The quality of the management team

There can be little doubt that the quality of the management team is a primary indicator of an organisation’s likelihood of building shareholder value. It is senior management who make the most significant capital allocation decisions as well as identifying and planning the execution of corporate strategy. Chapter 5 provides greater detail about the importance of ensuring that managerial decision-making processes are focused on value creation. As Langlade-Demoyen says: “We want to make sure the management is doing all it can to maximise shareholder return.”

Of course, the majority of organisations recognise that the most senior management is the pivot on which value creation revolves. This is why such huge compensation packages have been given to management (see chapter 7).

A great deal has been written on developing market-focused managerial competencies, and this is central to both Economic Value-Added (EVA) and CFROI approaches. In addition, there have been innumerable examples of where senior management was blamed when companies that were perceived as value-creative began to destroy value.

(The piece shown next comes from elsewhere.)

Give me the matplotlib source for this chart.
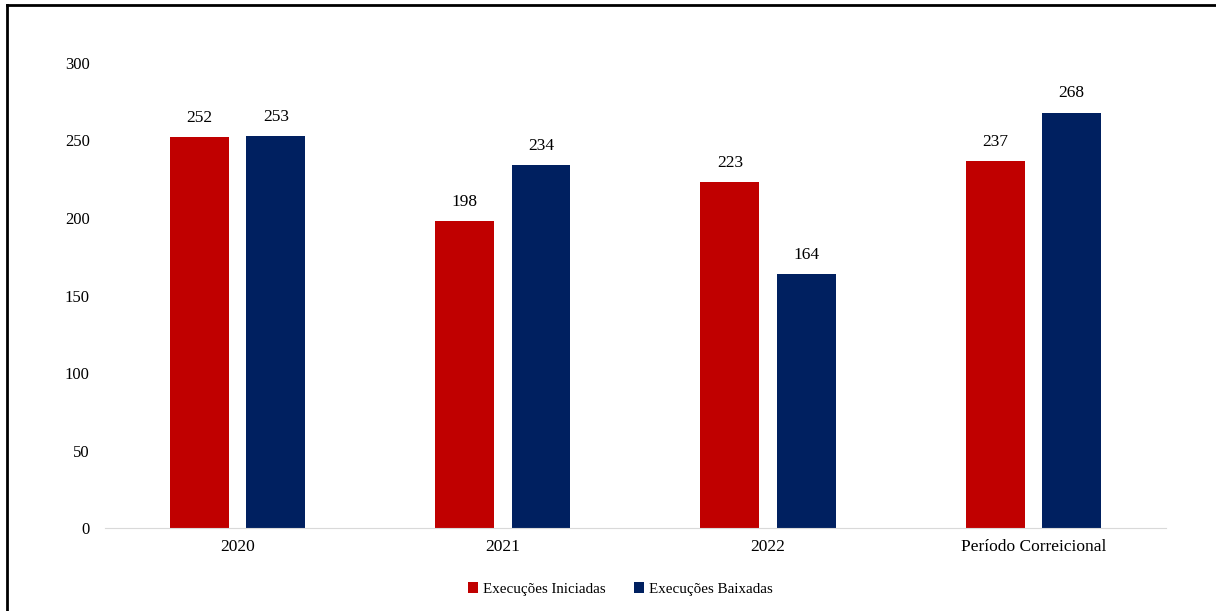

Tom Larsen, director of HOLT Value Associates (which sets out to “marry” managerial actions with investor decision-making and communication processes via its CFROI model; see chapter 3), states that irrespective of the industry, key top management skills now include:

– providing the vision;

– focusing on total-company efficiency;

– promoting an innovative environment;

– creating a continuous-learning organisation.

The present stock market valuation

The important point here, according to research for this report, is that institutional investors looking for a long-term, sustainable payback, will look at the stock value last. As Langlade-Demoyen says:

“We wouldn’t invest in a stock just because it looks cheap. Stocks could get cheaper and we wouldn’t sell just because it looks expensive, as there are lots of examples where stock gets even more expensive.”

Likhit Wagle, a UK-based partner with the professional firm PricewaterhouseCoopers, stresses that:

“Contrary to popular opinion, what investors are not doing is trying to determine whether companies are over-valued or under-valued, although there’s a community that does this and this is why we see such increasing volatility in the stock market. But the core institutional investor doesn’t do this.”

Thus, and remaining with a key learning point from this report, the institutional investor is not short-termist in his analysis, or expectations of, organisational performance. As Wagle points out, this goes some way to exploding the myth that it is only short-term financial performance or share price movement that interests the investment community.

EPS and the financial markets

In Wagle’s view, if the present value is not a key determinant of decisions, neither are traditional financial measures such as accounting profit or EPS. He says: “One question I am repeatedly asked by clients when we say that profit or EPS measures are no longer that important to investors, is ‘if that’s true, how comes the financial markets still talk about EPS?’ This, I say, is because there’s a lack of transparency around accounting information. While EPS is certainly not an important measure in driving value, in the absence of transparency it does have significant information content.”

He continues by saying that the market-place’s view is that there’s such an opportunity for companies to massage numbers, and that if they do not hit their EPS forecast it suggests that there’s something wrong in the organisation. He says: “Companies can report high EPS growth but below their target, and see their share price fall because the investors feel that if these companies have not been able to massage the figures to hit the EPS target then there must be a significant underlying problem. If companies can’t explain this away then the shares will fall.”